Step 2: Prompt Critical and Creative Thinking. After introducing and modeling a new concept, begin to prompt students to think critically and creatively about it. For example, a teacher could ask the student to list different ways that a problem could be solved. Or, they could ask the student to represent a concept visually via a sketch, diagram or symbol.
Step 3: Presentations. After students have communicated, collaborated and thought critically and creatively, have them share their group’s ideas with the whole class. One person could be chosen to be the main presenter, but all members must participate in some way. This step requires more critical and creative thinking, more effective communication and more collaboration. It also cements the concept being taught. When students know they will need to share what they have learned, they have a reason to care about the work they are putting in.
By incorporating Steps 1-3, teachers aren’t just teaching a subject. They are engaging students in a way that deepens understanding and helps students be better Communicators, better Collaborators, and better Critical and Creative thinkers.
Obviously, there is no ONE way to success.

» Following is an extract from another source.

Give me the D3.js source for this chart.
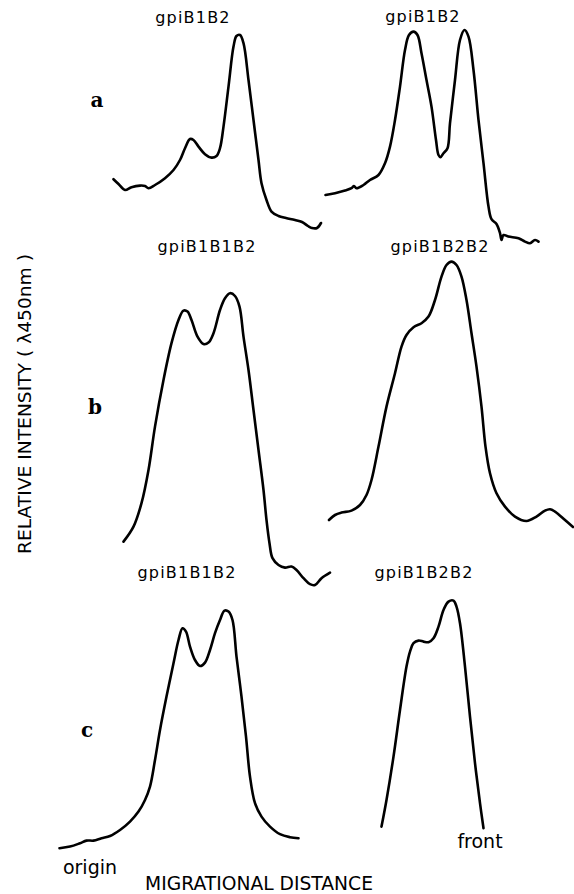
<!DOCTYPE html>
<html>
<head>
<meta charset="utf-8">
<script src="https://cdn.jsdelivr.net/npm/d3@7"></script>
<style>
  html, body { margin: 0; padding: 0; background: #fff; }
  svg { display: block; }
  .trace { fill: none; stroke: #000; stroke-width: 2.6; stroke-linejoin: round; stroke-linecap: round; }
  .lbl { font-family: "DejaVu Sans", sans-serif; font-size: 16px; fill: #000; }
  .row { font-family: "DejaVu Serif", serif; font-weight: bold; font-size: 20px; fill: #000; }
</style>
</head>
<body>
<svg id="chart"></svg>
<script>
// migrational distance (arbitrary mm) vs relative intensity
const rowLabels = ["a", "b", "c"];
const traceTitles = ["gpiB1B2", "gpiB1B2", "gpiB1B1B2", "gpiB1B2B2", "gpiB1B1B2", "gpiB1B2B2"];

const traceA1 = [[11.7,35.4],[12.7,33],[14,30],[15.3,31.4],[17,32.2],[18,32],[18.7,30.9],[20,32.5],[22,35.9],
  [23.7,40],[25,45],[26,50.9],[27,55.5],[27.7,55],[28.7,51.7],[30,47.9],[31.3,46.2],[32.3,47],[33,50.9],
  [33.7,61.7],[34.7,81.7],[35.7,101.7],[36.3,107],[37,107.5],[37.7,103.4],[38.7,85],[39.7,65],[40.7,45],
  [41.3,33.4],[42.3,25],[43.3,19.2],[44.7,17],[46.2,16],[48,15],[49.4,14],[50.6,12],[51.4,11],[52.4,11],[53.2,13.5]];

const traceA2 = [[54.1,27.5],[56,28.4],[58,29.7],[59.3,30.9],[59.8,32],[60.3,30.9],[61.7,32.5],[63,35],[64.7,37.5],
  [66,43.4],[67,51.7],[68,65],[69,81.7],[70,100],[70.8,107.5],[71.7,109.2],[72.5,107.5],[73.3,98.4],[74.3,85],
  [75.3,71.7],[76.2,55],[76.7,47.5],[77.1,46.4],[77.7,48.4],[78.5,50.9],[79,63.4],[80,85],[81,105],[81.9,110],
  [82.7,106.7],[83.7,90],[84.7,65],[85.7,43.4],[86.7,21.7],[87.3,15.4],[88.3,13],[89,8.4],[89.3,5],[89.7,7.5],
  [90.7,6.7],[92.7,5.9],[94,4.2],[95,3.4],[96,5],[96.7,4.2]];

const traceB1 = [[13.7,24.2],[15.7,31.7],[17.3,43.4],[18.7,60],[20,81.7],[21.7,105],[23.3,123.4],[24.7,135],
  [25.7,139.7],[26.5,139.2],[27.3,135],[28.5,126.7],[29.7,123],[30.7,123.7],[31.7,128.4],[33,140],[34,145.9],
  [35,148.4],[36,147],[36.9,141.7],[37.7,126.7],[38.7,110],[39.7,90],[40.7,70],[41.7,50],[42.3,35],[42.9,23.4],
  [43.5,15.9],[44.7,12.5],[46,11.2],[47.3,11.7],[48.3,10],[49.7,5.9],[51,2.9],[52,2.5],[53.3,5.9],[55,8.7]];

const traceB2 = [[54.8,35],[56,37.5],[57.3,38.7],[59.3,39.7],[61,42.5],[62.3,47.5],[63.3,55],[64.7,71.7],[66.3,91.7],
  [68,108.4],[69.3,121.7],[70.3,127.5],[71.7,131.4],[73.3,133.4],[74.7,136.7],[76,145],[77.3,156.7],[78.3,162.5],
  [79.3,164.2],[80.3,162.5],[81.3,156.7],[82.3,145],[83.3,128.4],[84.3,111.7],[85.3,91.7],[86.1,71.7],[87,58.4],
  [88.3,48.4],[90,41.7],[92,36.7],[94.3,34.5],[96.3,36.7],[98,39.7],[99,40.4],[100,39.2],[102,35],[103.6,31.5]];

const traceC1 = [[0.9,5.9],[3,6.7],[5,8.4],[6.3,9.7],[7.7,9.7],[9.3,10.9],[11,12],[13,15],[15,19.2],[16.7,24.2],
  [18,30],[19,36.7],[20,50],[21,65],[22.3,81.7],[23.7,98.4],[24.7,110],[25.5,115.9],[26.2,114.2],[27,106.7],
  [28,100],[29,97],[30,98.7],[31,105],[32,113.4],[33,120],[33.9,124.7],[34.7,124.2],[35.5,120],[36.3,101.7],
  [37.3,81.7],[38.2,61.7],[39,41.7],[40,28.4],[41.3,21.7],[43,16.7],[45,12.9],[47,11.4],[48.7,10.9]];

const traceC2 = [[65.3,16.7],[66.3,30],[67.7,51.7],[69,75],[70.3,96.7],[71,104.2],[71.7,108.4],[72.7,109.7],
  [73.7,109.2],[74.7,108.9],[75.7,110.9],[76.7,116.7],[77.7,125],[78.7,129.2],[79.7,129.7],[80.3,126.7],
  [81,118.4],[82,96.7],[83,71.7],[84,48.4],[85,28.4],[85.7,15.9]];

const W = 574, H = 894;
const svg = d3.select("#chart").attr("width", W).attr("height", H);

const x = d3.scaleLinear().domain([0, 104]).range([55, 575]);
const yRows = [
  d3.scaleLinear().domain([0, 110]).range([250, 30]),
  d3.scaleLinear().domain([0, 170]).range([590, 250]),
  d3.scaleLinear().domain([0, 135]).range([860, 590])
];

const traces = [
  {data: traceA1, row: 0}, {data: traceA2, row: 0},
  {data: traceB1, row: 1}, {data: traceB2, row: 1},
  {data: traceC1, row: 2}, {data: traceC2, row: 2}
];

traces.forEach(t => {
  const y = yRows[t.row];
  const line = d3.line()
    .x(d => x(d[0]))
    .y(d => y(d[1]))
    .curve(d3.curveCatmullRom.alpha(0.5));
  svg.append("path").attr("class", "trace").attr("d", line(t.data));
});

// trace titles: centre x, baseline y
const titlePos = [[193, 23], [423, 22], [207, 252], [440, 252], [187, 578], [424, 578]];
svg.selectAll("text.title")
  .data(traceTitles)
  .enter().append("text")
  .attr("class", "lbl title")
  .attr("x", (d, i) => titlePos[i][0])
  .attr("y", (d, i) => titlePos[i][1])
  .attr("text-anchor", "middle")
  .style("letter-spacing", "1.2px")
  .text(d => d);

const rowPos = [[97, 107], [95, 414], [87, 737]];
svg.selectAll("text.row")
  .data(rowLabels)
  .enter().append("text")
  .attr("class", "row")
  .attr("x", (d, i) => rowPos[i][0])
  .attr("y", (d, i) => rowPos[i][1])
  .attr("text-anchor", "middle")
  .text(d => d);

svg.append("text")
  .attr("class", "lbl")
  .attr("transform", "translate(31,404) rotate(-90)")
  .attr("text-anchor", "middle")
  .style("font-size", "18px")
  .attr("textLength", 300)
  .attr("lengthAdjust", "spacingAndGlyphs")
  .text("RELATIVE  INTENSITY ( λ450nm )");

svg.append("text")
  .attr("class", "lbl")
  .attr("x", 259).attr("y", 890)
  .attr("text-anchor", "middle")
  .style("font-size", "19px")
  .attr("textLength", 228)
  .attr("lengthAdjust", "spacingAndGlyphs")
  .text("MIGRATIONAL DISTANCE");

svg.append("text")
  .attr("class", "lbl")
  .attr("x", 90).attr("y", 874)
  .attr("text-anchor", "middle")
  .style("font-size", "19px")
  .text("origin");

svg.append("text")
  .attr("class", "lbl")
  .attr("x", 480).attr("y", 848)
  .attr("text-anchor", "middle")
  .style("font-size", "19px")
  .text("front");
</script>
</body>
</html>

But if teachers, coaches, athletic directors, activities directors, fine arts directors, principals, superintendents and school board members all work together in an attempt to successfully incorporate the Three Rs and the Four Cs into the day-to-day operations of what we do in education today – in the classroom and in the athletics realm – then hopefully they will be providing students with a leg up on what the “real world” will require of them moving forward.
Dr. Darrell G. Floyd is superintendent of Enid (Oklahoma) Public Schools and a member of the High School Today Publications Committee.